Biden’s pragmatic Federal response:

  • Quickly developed a effective plan to distribute vaccines
  • Cleaned up the health agencies and put in knowledgeable leadership
  • Got legislation passed offering financial support to struggling workers and families
  • He got an infrastructure bill passed to fix bridges, airports, roads, and more–that Trump never did
  • Added more jobs than anytime in 40 years
  • The economy is now humming along
  • Has finally suppressed the pandemic—which could have been accomplished sooner if not for the GOP officials who opposed mask mandates, allowed high-capacity facilities to open too soon  (without masks) AND all those people who refused vaccines (many of whom have since died of COVID)

So, what about Biden’s low approval ratings. Well, how about all those people back to work—many of which have higher wages or salaries? How about his leadership around the World—uniting our allies? How about the rise in the GDP? Oh, none of that matters.

Why not? Because people don’t like paying more at the gas pump or the supermarket. Well BOO HOO! Would they rather die of COVID? Not have a job? Be in poverty? Wanted to stay in Afghanistan?

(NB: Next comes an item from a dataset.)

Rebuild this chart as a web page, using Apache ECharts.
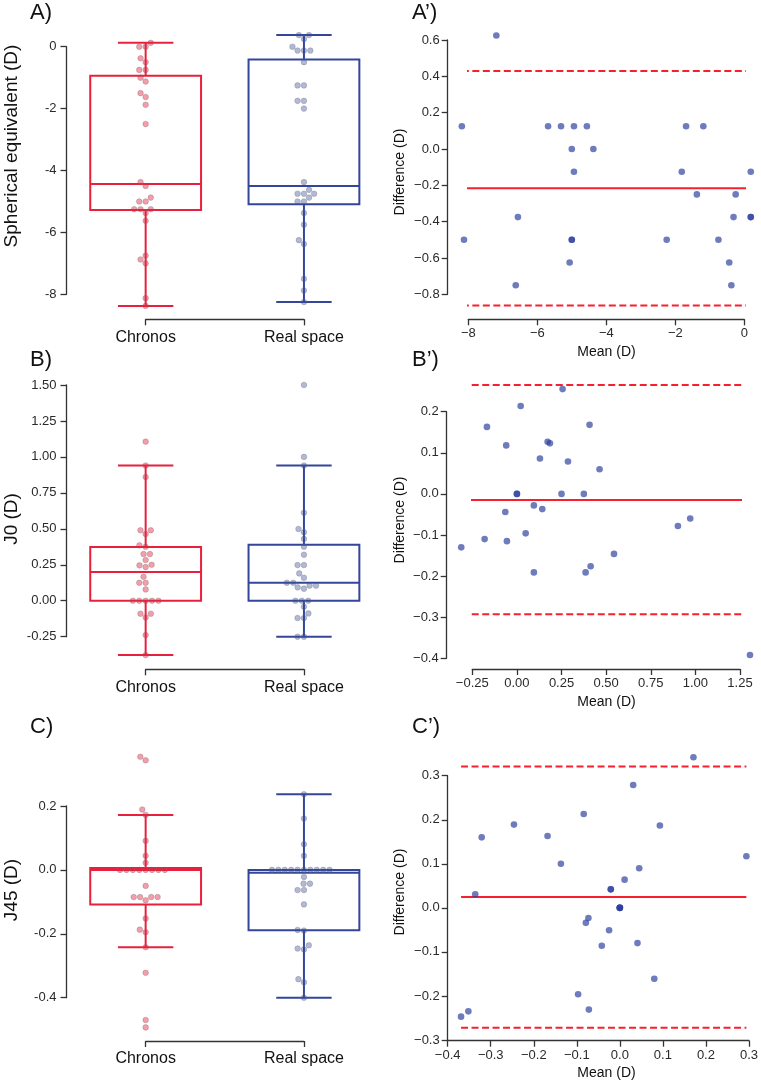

Biden doesn’t control the Federal Reserve. The FED has held the interest rates at zero and used other stimulus to pump up the economy. Inflation ensued. The FED will finally begin raising the interest rates in March. Wall Street is in a tizzy but the GDP will keep rising as unemployment continues declining.

Meanwhile, over the past year, red state legislatures have been enacting laws making voting more difficult—especially for people of color (also known as Democratic voters). Suppressing the vote is not enough. Overturning election results if GOP candidates don’t win is a goal–like what Trump wanted in 2020.

America’s democracy is at stake. The January 6 insurrection was about replacing it with what political scientists call an autocracy. Elections don’t matter in Russia and other such undemocratic countries. Guess what–put Trump back in the White House might result in some folks on the gravy train, but nothing like those  Russian oligarchs. Trump wants all the money for himself and his family.

What really motivates most of Trump cult members is the fear of  demographic changes America faces. In other words, more Black, Hispanic and other people of colors other than White. Yes, many may vote for Democrats. Democrats who will protect their rights. That will mean a loss of White Privilege. The privilege to get into better schools. The privilege to get better jobs for more money. The privilege not to get stopped by police for the offense of driving while black. Equal justice–OH NO!

Yes, this is a harsh indictment of the GOP. One of my goals for 2022 remains bridging the cultural gap in the US. Yet, the truth must be told to get there. Most of the GOP claim the 2020 election was stolen–rather than Trump trying to steal it from Biden! They have no problem supporting the January 6th violent attack on the US Capitol. Killing and injuring police must have been patriotic.

Many of these same people profess to be evangelical Christians. Many claim to be Pro-Life. Actually, they are Pro-Birth. Once born, children are on their own. The SNAP program (formerly known as Food Stamps) funding should be cut. Childcare? Why should people be financially responsible for care of other people’s children? Parental leave? Mothers should be at home taking care of their children. Oh, they must work? Tough.

Did Jesus say it was OK to ignore the poor? I’m no longer a Christian, but I know better than that. Did He say it was OK to treat other people badly because they don’t look or speak like you? I don’t think so. There are a lot of so-called Christians who don’t seem to understand the tenets of their own faith. That’s one more cultural bridge to cross.